-- START OF Records --

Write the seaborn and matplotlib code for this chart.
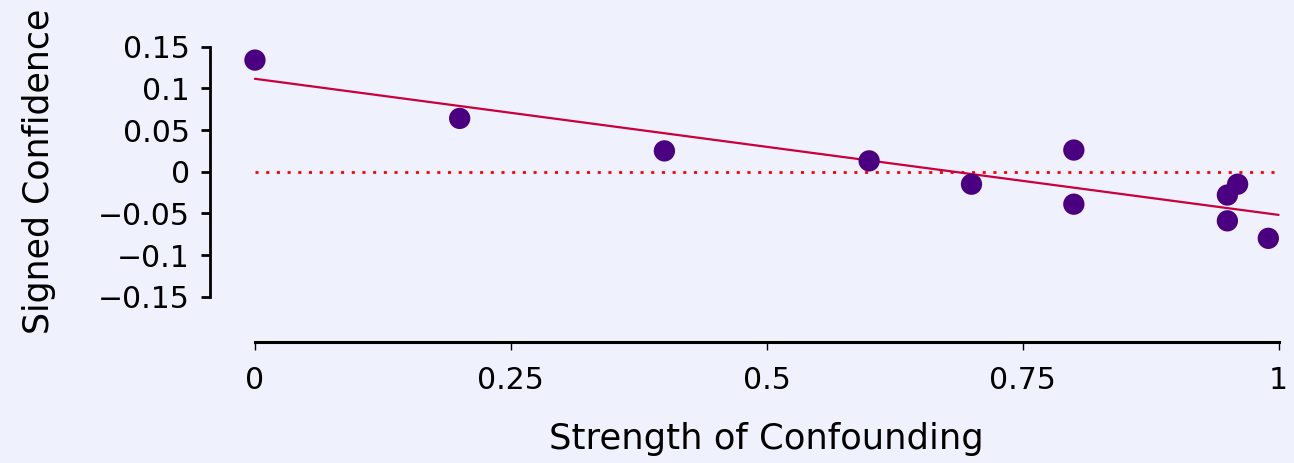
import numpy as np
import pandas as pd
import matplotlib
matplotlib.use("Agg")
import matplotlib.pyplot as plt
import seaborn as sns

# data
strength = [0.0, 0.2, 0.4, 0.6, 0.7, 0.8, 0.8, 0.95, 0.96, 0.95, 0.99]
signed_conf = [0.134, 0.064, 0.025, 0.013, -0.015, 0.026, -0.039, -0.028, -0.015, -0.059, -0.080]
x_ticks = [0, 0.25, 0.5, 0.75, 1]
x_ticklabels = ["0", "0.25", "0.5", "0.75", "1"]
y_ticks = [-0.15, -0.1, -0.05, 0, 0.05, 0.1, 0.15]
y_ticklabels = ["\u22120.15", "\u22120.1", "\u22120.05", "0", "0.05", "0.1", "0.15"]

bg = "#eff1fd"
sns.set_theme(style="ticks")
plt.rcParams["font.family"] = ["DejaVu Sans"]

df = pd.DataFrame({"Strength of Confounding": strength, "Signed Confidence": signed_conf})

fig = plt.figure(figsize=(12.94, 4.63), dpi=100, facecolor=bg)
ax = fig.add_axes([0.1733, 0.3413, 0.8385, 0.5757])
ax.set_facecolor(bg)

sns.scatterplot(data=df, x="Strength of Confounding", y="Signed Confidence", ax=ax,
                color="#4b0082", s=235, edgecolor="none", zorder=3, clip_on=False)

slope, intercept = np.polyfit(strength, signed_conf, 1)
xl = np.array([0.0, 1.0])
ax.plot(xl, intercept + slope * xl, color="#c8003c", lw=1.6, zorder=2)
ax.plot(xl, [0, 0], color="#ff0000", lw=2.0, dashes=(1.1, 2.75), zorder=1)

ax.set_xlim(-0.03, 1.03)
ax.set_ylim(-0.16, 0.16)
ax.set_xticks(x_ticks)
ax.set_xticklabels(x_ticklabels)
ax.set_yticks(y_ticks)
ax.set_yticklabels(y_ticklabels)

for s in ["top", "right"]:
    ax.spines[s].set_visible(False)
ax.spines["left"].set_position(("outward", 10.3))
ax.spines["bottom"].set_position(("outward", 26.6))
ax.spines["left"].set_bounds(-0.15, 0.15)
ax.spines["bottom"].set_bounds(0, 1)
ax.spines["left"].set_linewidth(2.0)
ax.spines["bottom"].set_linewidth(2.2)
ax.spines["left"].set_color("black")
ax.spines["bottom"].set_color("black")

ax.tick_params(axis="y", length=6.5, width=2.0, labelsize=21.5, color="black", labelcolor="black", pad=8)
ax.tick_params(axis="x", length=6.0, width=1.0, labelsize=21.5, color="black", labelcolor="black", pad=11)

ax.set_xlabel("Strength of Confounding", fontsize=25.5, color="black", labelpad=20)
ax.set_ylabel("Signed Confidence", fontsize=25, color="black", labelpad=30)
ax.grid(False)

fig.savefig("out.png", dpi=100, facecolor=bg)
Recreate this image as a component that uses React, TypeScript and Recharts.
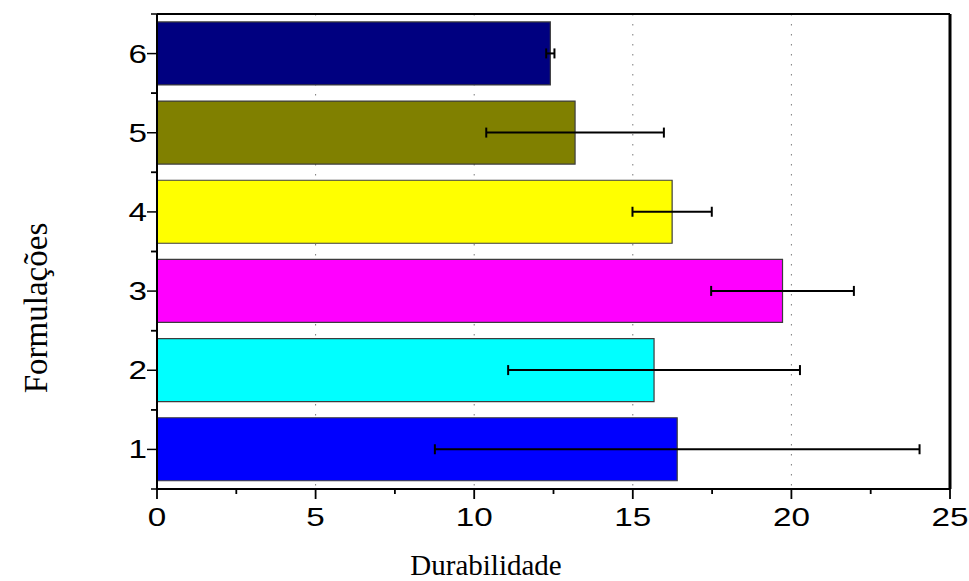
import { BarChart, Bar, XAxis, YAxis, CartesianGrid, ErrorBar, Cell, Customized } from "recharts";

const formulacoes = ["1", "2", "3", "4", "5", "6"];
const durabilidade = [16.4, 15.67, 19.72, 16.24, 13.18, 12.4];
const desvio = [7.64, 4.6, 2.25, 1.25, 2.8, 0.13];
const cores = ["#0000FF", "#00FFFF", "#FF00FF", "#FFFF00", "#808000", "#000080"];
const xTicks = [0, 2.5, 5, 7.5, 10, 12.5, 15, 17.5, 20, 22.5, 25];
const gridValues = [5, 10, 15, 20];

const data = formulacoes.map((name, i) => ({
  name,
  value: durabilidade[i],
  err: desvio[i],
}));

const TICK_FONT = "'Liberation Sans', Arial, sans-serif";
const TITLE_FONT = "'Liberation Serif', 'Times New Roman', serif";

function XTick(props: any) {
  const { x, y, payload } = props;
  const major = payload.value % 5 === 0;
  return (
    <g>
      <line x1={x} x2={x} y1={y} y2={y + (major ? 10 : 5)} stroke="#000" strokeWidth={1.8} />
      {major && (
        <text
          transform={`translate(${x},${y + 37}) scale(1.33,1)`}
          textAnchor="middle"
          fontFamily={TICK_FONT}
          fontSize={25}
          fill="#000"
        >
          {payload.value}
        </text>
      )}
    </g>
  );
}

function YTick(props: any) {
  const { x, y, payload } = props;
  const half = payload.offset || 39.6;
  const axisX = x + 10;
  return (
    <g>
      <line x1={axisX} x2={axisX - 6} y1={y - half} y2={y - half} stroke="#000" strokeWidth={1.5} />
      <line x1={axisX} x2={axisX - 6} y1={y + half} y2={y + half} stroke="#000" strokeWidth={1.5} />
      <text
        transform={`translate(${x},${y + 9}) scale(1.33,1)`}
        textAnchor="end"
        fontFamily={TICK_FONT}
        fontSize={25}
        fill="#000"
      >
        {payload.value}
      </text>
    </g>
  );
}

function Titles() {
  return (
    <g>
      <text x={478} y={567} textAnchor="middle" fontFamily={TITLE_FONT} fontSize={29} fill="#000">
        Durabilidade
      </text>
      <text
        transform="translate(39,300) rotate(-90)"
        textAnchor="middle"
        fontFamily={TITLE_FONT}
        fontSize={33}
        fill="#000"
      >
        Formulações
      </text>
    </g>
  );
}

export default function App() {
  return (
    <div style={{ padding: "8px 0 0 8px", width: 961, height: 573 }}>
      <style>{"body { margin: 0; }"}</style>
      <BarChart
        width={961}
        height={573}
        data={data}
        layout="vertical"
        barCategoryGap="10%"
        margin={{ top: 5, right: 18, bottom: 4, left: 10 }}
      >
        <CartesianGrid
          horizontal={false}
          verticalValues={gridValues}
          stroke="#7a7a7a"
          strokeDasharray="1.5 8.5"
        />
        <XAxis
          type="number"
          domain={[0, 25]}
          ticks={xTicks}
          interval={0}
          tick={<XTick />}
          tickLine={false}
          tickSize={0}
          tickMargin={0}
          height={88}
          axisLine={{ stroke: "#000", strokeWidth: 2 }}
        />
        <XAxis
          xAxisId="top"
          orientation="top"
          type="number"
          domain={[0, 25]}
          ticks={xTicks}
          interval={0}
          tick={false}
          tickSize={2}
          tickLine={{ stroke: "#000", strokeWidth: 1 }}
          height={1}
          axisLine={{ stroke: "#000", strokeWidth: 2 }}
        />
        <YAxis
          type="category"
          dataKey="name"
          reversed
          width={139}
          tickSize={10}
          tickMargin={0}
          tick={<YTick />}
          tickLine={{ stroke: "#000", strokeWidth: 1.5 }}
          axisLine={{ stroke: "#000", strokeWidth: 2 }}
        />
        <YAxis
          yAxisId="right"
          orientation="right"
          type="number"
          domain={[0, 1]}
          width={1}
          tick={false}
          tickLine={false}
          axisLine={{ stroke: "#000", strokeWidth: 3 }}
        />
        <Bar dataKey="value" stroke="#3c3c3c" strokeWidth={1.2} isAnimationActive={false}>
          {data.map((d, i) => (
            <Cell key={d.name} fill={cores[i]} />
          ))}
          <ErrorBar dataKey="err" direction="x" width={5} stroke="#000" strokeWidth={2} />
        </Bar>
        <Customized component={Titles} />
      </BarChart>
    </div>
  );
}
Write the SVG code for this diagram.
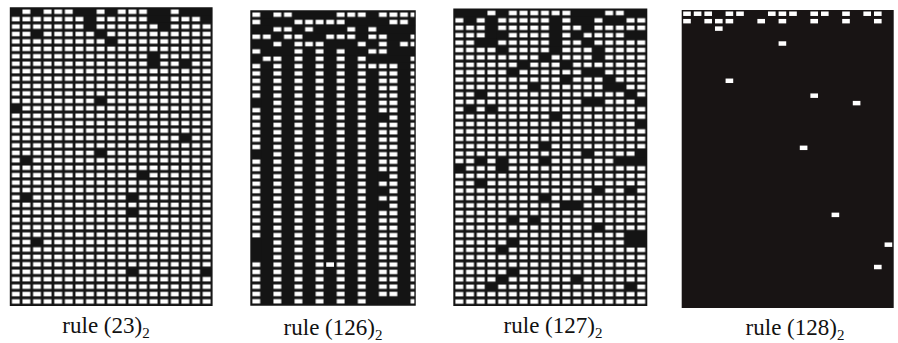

-- END OF Records --

For each line of the listing that holds the word "matplotlib", show that line.

Write the seaborn and matplotlib code for this chart.
import matplotlib
matplotlib.use("Agg")
import matplotlib.pyplot as plt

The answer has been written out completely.